Based on the short notice due to the pandemic, this was a one-off fight for these two bantamweights that took place at 145 lbs. Stamann stated in his post fight interview that he does not foresee a move to featherweight based on his height and reach.

Mourning the loss of his younger brother is the most important thing for him right now, and a pressured timeline for return should be non-existent. Stamann was scheduled to fight #10 Rob Font a year ago until a shoulder injury forced him off of the card. That is an interesting matchup whenever Cody decides to return.

RIP Jacob Stamann.

Pitolo vs Byrd

Maki “Coconut Bombz” Pitolo delivered a second round TKO to Charles Byrd that saw Byrd announce his retirement on social media last night after the loss. The question was if Pitolo’s power would translate up a division in the UFC with his move back to middleweight (debuted in the promotion at welterweight last fall). The answer, well, you know where this is going.

Hawaiians love to scrap, and Pitolo showed up ready to bang. 

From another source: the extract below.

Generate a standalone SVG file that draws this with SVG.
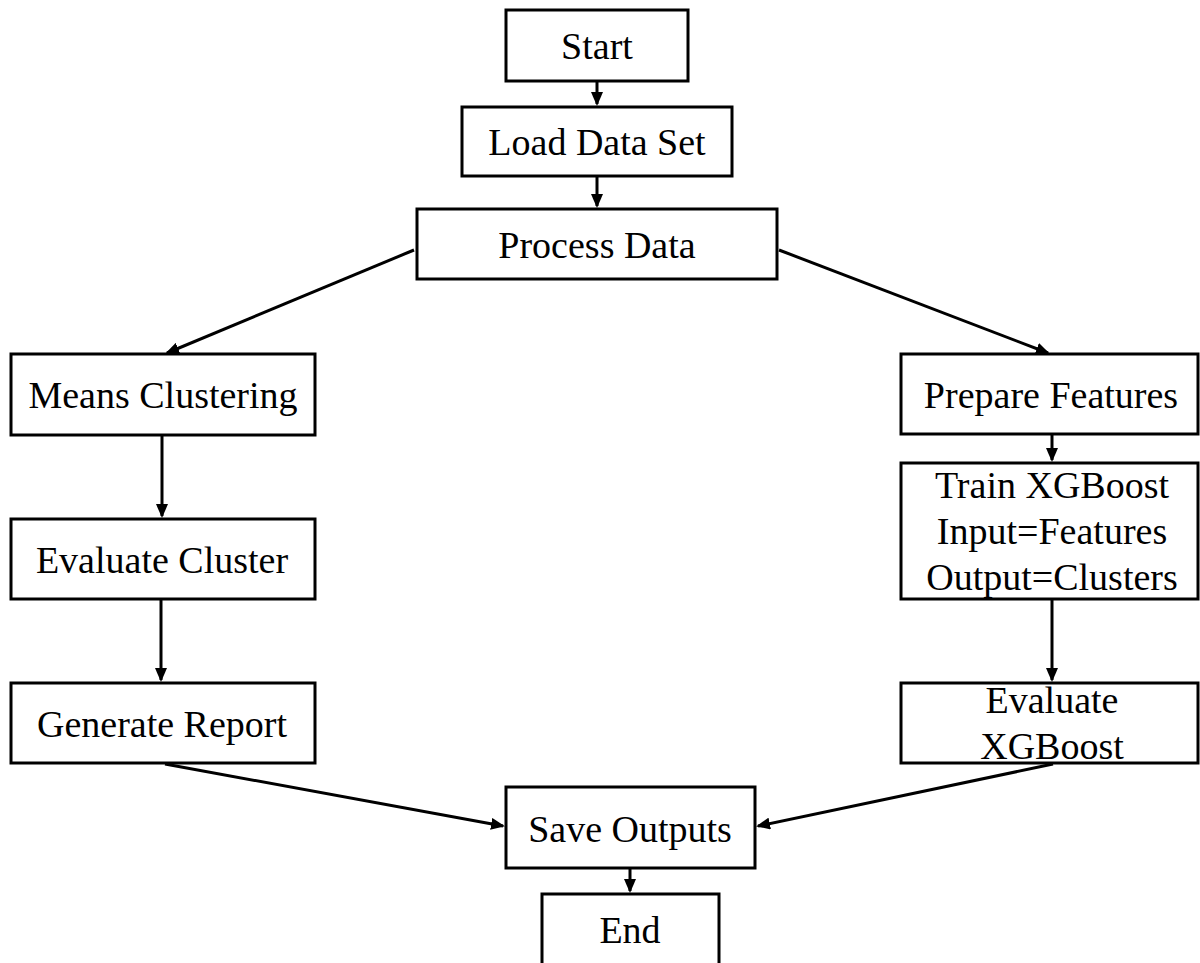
<svg xmlns="http://www.w3.org/2000/svg" width="1200" height="963" viewBox="0 0 1200 963">
<style>
.box{fill:#fff;stroke:#000;stroke-width:3}
.t{font-family:"Liberation Serif","Times New Roman",serif;font-size:38px;fill:#000;text-anchor:middle}
.c{fill:none;stroke:#000;stroke-width:3}
</style>
<defs>
<marker id="ah" viewBox="0 0 14 12" refX="12" refY="6" markerWidth="14" markerHeight="12" markerUnits="userSpaceOnUse" orient="auto">
<path d="M0,0 L14,6 L0,12 z" fill="#000"/>
</marker>
</defs>
<rect width="1200" height="963" fill="#fff"/>
<g id="connectors">
<line class="c" x1="597" y1="82" x2="597" y2="104" marker-end="url(#ah)"/>
<line class="c" x1="597" y1="177" x2="597" y2="206" marker-end="url(#ah)"/>
<line class="c" x1="414" y1="250" x2="167" y2="353" marker-end="url(#ah)"/>
<line class="c" x1="779" y1="250" x2="1048" y2="353" marker-end="url(#ah)"/>
<line class="c" x1="162" y1="436" x2="162" y2="516" marker-end="url(#ah)"/>
<line class="c" x1="161" y1="600" x2="161" y2="680" marker-end="url(#ah)"/>
<line class="c" x1="1052" y1="435" x2="1052" y2="460" marker-end="url(#ah)"/>
<line class="c" x1="1052" y1="600" x2="1052" y2="680" marker-end="url(#ah)"/>
<line class="c" x1="165" y1="764" x2="503" y2="826" marker-end="url(#ah)"/>
<line class="c" x1="1053" y1="764" x2="758" y2="826" marker-end="url(#ah)"/>
<line class="c" x1="630" y1="869" x2="630" y2="891" marker-end="url(#ah)"/>
</g>
<g id="start"><rect class="box" x="506" y="10" width="182" height="71"/><text class="t" x="597" y="59">Start</text></g>
<g id="load"><rect class="box" x="462" y="107" width="270" height="69"/><text class="t" x="597" y="155">Load Data Set</text></g>
<g id="process"><rect class="box" x="417" y="209" width="360" height="70"/><text class="t" x="597" y="258">Process Data</text></g>
<g id="means"><rect class="box" x="11" y="354" width="304" height="81"/><text class="t" x="163" y="408">Means Clustering</text></g>
<g id="evalcluster"><rect class="box" x="11" y="519" width="304" height="80"/><text class="t" x="162" y="573">Evaluate Cluster</text></g>
<g id="report"><rect class="box" x="11" y="683" width="304" height="80"/><text class="t" x="162" y="737">Generate Report</text></g>
<g id="prepare"><rect class="box" x="901" y="354" width="297" height="80"/><text class="t" x="1051" y="408">Prepare Features</text></g>
<g id="train"><rect class="box" x="901" y="463" width="297" height="136"/><text class="t" x="1052" y="498">Train XGBoost</text><text class="t" x="1052" y="544">Input=Features</text><text class="t" x="1052" y="590">Output=Clusters</text></g>
<g id="evalxgb"><rect class="box" x="901" y="683" width="297" height="80"/><text class="t" x="1052" y="713">Evaluate</text><text class="t" x="1052" y="759">XGBoost</text></g>
<g id="save"><rect class="box" x="506" y="787" width="249" height="81"/><text class="t" x="630" y="842">Save Outputs</text></g>
<g id="end"><rect class="box" x="542" y="894" width="177" height="80"/><text class="t" x="630" y="943">End</text></g>
</svg>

A matchup with another Contender Series veteran, Anthony Hernandez, could be on the horizon and make for an interesting fight.

Early Prelims

 

  • Perez vs Formiga: For the second week in a row, fans were treated to a leg kick TKO. #9 Alex Perez put a hurting on #4 Jussier Formiga that had him verbally writhing in pain from the leg kicks, thus forcing “No Nonsense” Keith Peterson to call a stoppage in the action with less than a minute left in round one. Perez’s performance sets up a potential title eliminator fight with #3 Brandon Moreno. It is worth noting that Perez and Moreno both have the same representation. However, as evidenced by the share of Iridium Sports athletes on these COVID cards, Jason House has no problem getting his fighters opportunities, even if it means pairing two of his fighters against each other. 

 

 

  • Clark vs Menifield: Despite facing near fight-ending damage early in the first round, Devin “Brown Bear” Clark put on a mid-western style tough performance. At the time of this writing, it has not been confirmed, but it is widely speculated that Clark suffered a broken orbital during the first round when Menifield nearly pulled off the finish. While Menifield has serious power, his first professional loss came in large part because his conditioning did not allow him to sustain his explosive striking past the first couple of minutes as he became slow and flat-footed. The thought that Clark took significant damage in his Unanimous Decision win was furthered by his immediate transport to the hospital, foregoing the typical post-fight media scrum.
  • Burns vs Dunham: On back-to-back cards, in back-to-back fights, the Burns brothers looked spectacular in their fights. I don’t know if this is a stat (it’s a short list if it is), but this may have been the first time two brothers won back-to-back fights in the UFC (Gilbert last week’s main event, Herbert this week’s curtain puller). Herbert took on the veteran Evan Dunham and he wasted no time using his Jiu-Jitsu to secure a Rear Naked Choke finish just past one minute into the first round. Herbert has asked for either #14 Ryan Hall or Bryce Mitchell next, although a matchup with Renato Moicano or Mirsad Bectic may be more likely.

 

The UFC returns next Saturday for UFC Fight Night: Eye vs Calvillo live from the UFC APEX in Las Vegas, Nevada.